Limit OpenAI API Requests by Cost

Natively, OpenAI supports hard and soft API cost limits. However, these are coarse-grained limits and do not give you control over individual API requests. Even with the soft limit set, it’s possible for a series of accidental (or malicious) API requests to OpenAI to quickly consume all of your available credit up to this limit.

Usage Panda extends OpenAI’s cost control capabilities with several additional features to help you manage your OpenAI API costs. These include:

Model Limits: control which of OpenAI’s models are enabled and available to your applications, preventing usage of models with higher token costs.
Max Tokens: Limit the max_tokens parameter to control the size of OpenAI’s completion responses.
Max Prompt Characters: Limit the maximum number of characters of each prompt.
Auto-Replies: Cache responses to known prompts and requests to limit API requests to OpenAI.

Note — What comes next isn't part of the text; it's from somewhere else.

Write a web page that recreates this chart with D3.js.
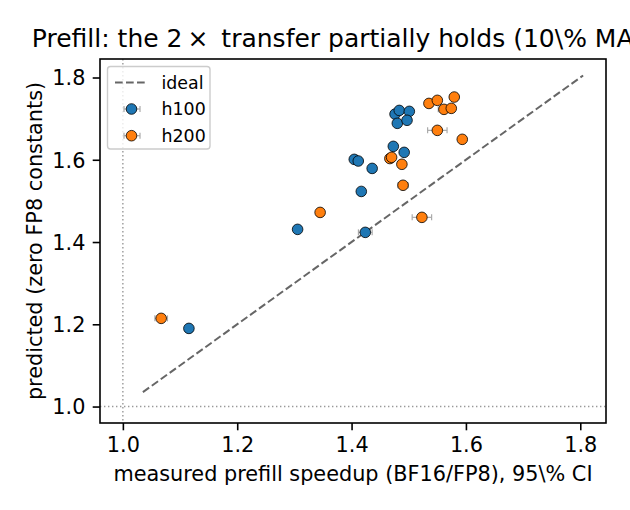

Each of these features provides a slightly different level of control over how your application consumes OpenAI tokens, so keep reading for more detail.

Model Limits

OpenAI charges drastically different prices for its various APIs. For example, a chat completion request using the ADA model costs $0.0000004, whereas a single DALL-E image generation request at 1024x1024 resolution costs $0.02. Some tools, such as LangChain, abstract away the underlying calls to OpenAI, which may make it more likely that you use a model unintentionally.

If you don’t plan to use a model, you should disable it to avoid accidental (and expensive) requests. Usage Panda allows you to opt in or out of each of OpenAI’s supported models across completion, embedding, chat, and image services.

To do this, navigate to your Usage Panda dashboard, then click “Connections.” Click on the settings icon for the connection you wish to modify and then scroll down to “Enabled OpenAI Features and Models.” Toggle on or off each of the models to enable or disable them, and then click “Save.”

OpenAI Usage Limits

Max Tokens

OpenAI completion requests support a parameter called max_tokens. This tells OpenAI how many tokens to generate in its completion. Longer responses may be more complete, but cost more.

Usage Panda supports the ability to define the maximum “max_tokens” size. For example, setting this configuration to “100” would allow OpenAI API requests with max_tokens set to 100 or less, but block requests that exceed 100.

This is useful because it allows you to define a maximum value for this API parameter and reject requests that exceed it before they are passed to OpenAI and incur token costs.

To enable this feature, navigate to your Usage Panda dashboard, then click “Connections.” Click on the settings icon for the connection you wish to modify and then scroll down to “Policy Configuration.” Set the “Enforce Max Tokens” value and then click “Save.”

Max Prompt Characters

Usage Panda uses character count, not tokens, for this setting. Tokens are roughly equal to 4 characters. You can read more here.

The size of your prompt has a direct impact on the cost of a given completion or embedding request. While some OpenAI models support up to 4096 tokens of context, this would result in a relatively expensive ~$0.50 API call. Limiting the maximum number of characters in a prompt helps avoid accidental or malicious requests that consume an inordinate number of tokens.

Usage Panda Max Tokens

Auto-Replies

If your users are sending the same chat or completion prompt to your application, it does not make sense to repeatedly query OpenAI’s API with the same request. OpenAI charges for these requests, regardless of whether you send the same or unique prompt. Usage Panda’s auto-reply feature can help reduce these costs by responding to known requests with a cached response. This response is identical in format to OpenAI’s API response, but does not consume any tokens.

To enable this feature, navigate to your Usage Panda dashboard, then click “Auto-Replies.” Click on “+ New Auto-Reply.” In the popup window, select the reply type (chat or completion), define a request and response body, and select a connection. Then click “Save.”

Usage Panda Auto-Reply

You can see which requests were responded to using an autoreply by looking for the autoreply flag on the “Logs” page.

Usage Panda Auto-Reply Logs

Using Native OpenAI Usage Limits

If you don’t wish to use Usage Panda, OpenAI provides a limited set of cost management features. You can enable hard and soft limits by navigating to your OpenAI dashboard and clicking on Billing > Usage Limits.

When your organization reaches the hard limit threshold each month, subsequent requests will be rejected. When your organization reaches the soft limit usage threshold each month, a notification email will be sent.